After one of the pending orders has been activated, you can cancel the other. And although your risk is managed by the stop loss, it can be worth using a trailing stop instead to ensure your profits have time to run too.
It’s also most well-suited to scalpers, given that it’s another quick and limited up-side strategy.
This forex strategy doesn’t rely on technical analysis, but a lot of traders will look at the MACD, Bollinger bands or moving averages over a one-hour timeframe to back up their strategy.
Forex trading strategy FAQ
What is the 5-3-1 forex trading strategy?

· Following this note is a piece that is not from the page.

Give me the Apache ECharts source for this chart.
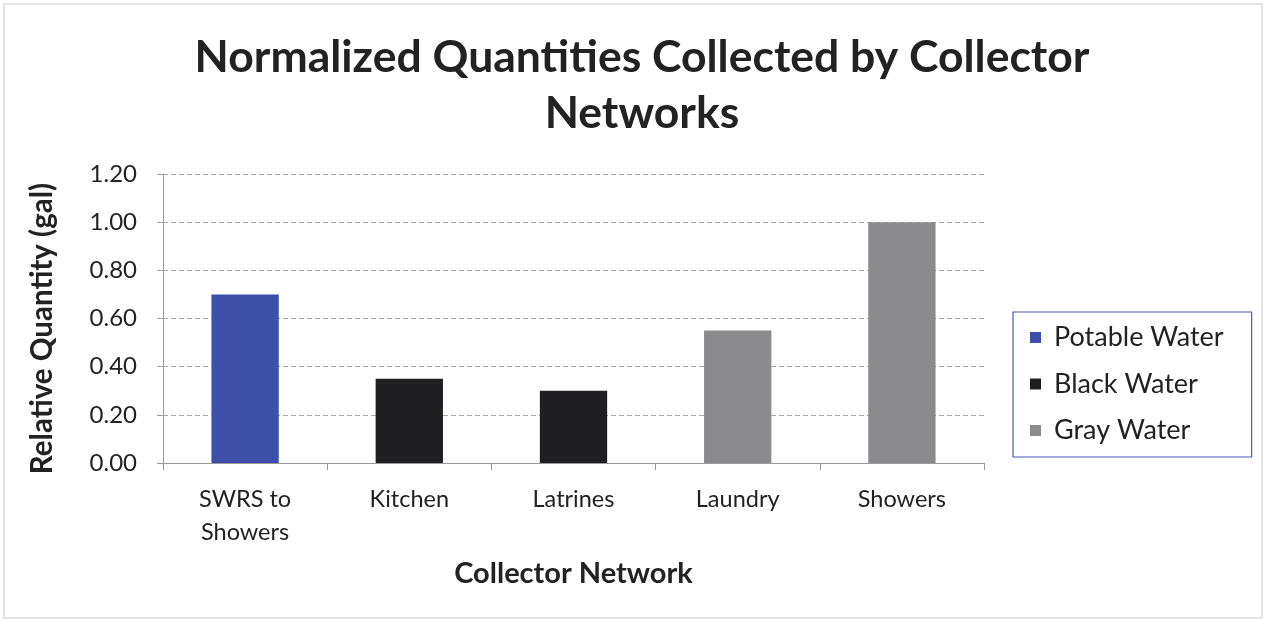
<!DOCTYPE html>
<html>
<head>
<meta charset="utf-8">
<title>Normalized Quantities Collected by Collector Networks</title>
<script src="https://cdn.jsdelivr.net/npm/echarts@6/dist/echarts.min.js"></script>
<style>
  html, body { margin: 0; padding: 0; background: #ffffff; }
  #chart { width: 1267px; height: 621px; }
</style>
</head>
<body>
<div id="chart"></div>
<script>
// Collector networks along the x axis
const categories = ['SWRS to\nShowers', 'Kitchen', 'Latrines', 'Laundry', 'Showers'];
// Relative quantity collected by each network (gal, normalized)
const quantities = [0.70, 0.35, 0.30, 0.55, 1.00];
// Water type handled by each network
const waterTypes = ['Potable Water', 'Black Water', 'Black Water', 'Gray Water', 'Gray Water'];
// Legend entries and their colours
const typeNames = ['Potable Water', 'Black Water', 'Gray Water'];
const typeColors = ['#3d4fa9', '#1f1f21', '#8b8b8e'];
// Value axis ticks
const yTicks = [0, 0.2, 0.4, 0.6, 0.8, 1.0, 1.2];

const FONT = 'Lato, "Open Sans", sans-serif';

const series = typeNames.map((name, i) => ({
  name: name,
  type: 'bar',
  stack: 'networks',
  barWidth: '41%',
  itemStyle: { color: typeColors[i] },
  data: quantities.map((v, k) => (waterTypes[k] === name ? v : '-'))
}));

const chart = echarts.init(document.getElementById('chart'), null, { renderer: 'canvas' });
chart.setOption({
  backgroundColor: '#ffffff',
  animation: false,
  title: {
    text: 'Normalized Quantities Collected by Collector\nNetworks',
    left: 637,
    textAlign: 'center',
    top: 25,
    textStyle: {
      fontFamily: FONT,
      fontWeight: 'bold',
      fontSize: 44.5,
      lineHeight: 56,
      color: '#222222'
    }
  },
  legend: {
    orient: 'vertical',
    left: 1013,
    top: 312,
    padding: [12, 28, 13, 17],
    itemGap: 19.5,
    itemWidth: 11,
    itemHeight: 11,
    icon: 'rect',
    borderColor: '#4a5ab8',
    borderWidth: 1.2,
    textStyle: { fontFamily: FONT, fontSize: 27, color: '#222222', padding: [0, 0, 0, 8] },
    data: typeNames
  },
  graphic: [{
    type: 'rect',
    shape: { x: 4, y: 4, width: 1258, height: 614 },
    style: { fill: 'none', stroke: '#c8c8c8', lineWidth: 1 },
    silent: true
  }],
  grid: { left: 163, right: 283, top: 174, bottom: 158 },
  xAxis: {
    type: 'category',
    data: categories,
    name: 'Collector Network',
    nameLocation: 'middle',
    nameGap: 96,
    nameTextStyle: { fontFamily: FONT, fontWeight: 'bold', fontSize: 29, color: '#222222' },
    axisLine: { lineStyle: { color: '#9a9a9a', width: 1 } },
    axisTick: { show: true, length: 7, lineStyle: { color: '#9a9a9a' } },
    axisLabel: {
      fontFamily: FONT,
      fontSize: 23.5,
      color: '#222222',
      margin: 20,
      lineHeight: 33,
      align: 'center',
      interval: 0
    }
  },
  yAxis: {
    type: 'value',
    min: yTicks[0],
    max: yTicks[yTicks.length - 1],
    interval: 0.2,
    name: 'Relative Quantity (gal)',
    nameLocation: 'middle',
    nameGap: 106,
    nameTextStyle: {
      fontFamily: FONT,
      fontWeight: 'bold',
      fontSize: 29.5,
      color: '#222222',
      padding: [0, 20, 0, 0]
    },
    axisLine: { show: true, lineStyle: { color: '#9a9a9a', width: 1 } },
    axisTick: { show: true, length: 6, lineStyle: { color: '#9a9a9a' } },
    axisLabel: {
      fontFamily: FONT,
      fontSize: 24,
      color: '#222222',
      margin: 26,
      formatter: (v) => v.toFixed(2)
    },
    splitLine: { show: true, lineStyle: { color: '#a8a8a8', type: [5, 3], width: 1 } }
  },
  series: series
});
</script>
</body>
</html>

The 5-3-1 forex trading strategy is more of a guide for creating your own rules around currency trading. It involves focusing on five pairs, three strategies and one time to trade.
Learn more about the 5-3-1 trading strategy
How do you use forex signals?
Forex signals send out data-based information directly to you via email, SMS or push notifications, which can help you make decisions about what positions you want to take and when you should enter them.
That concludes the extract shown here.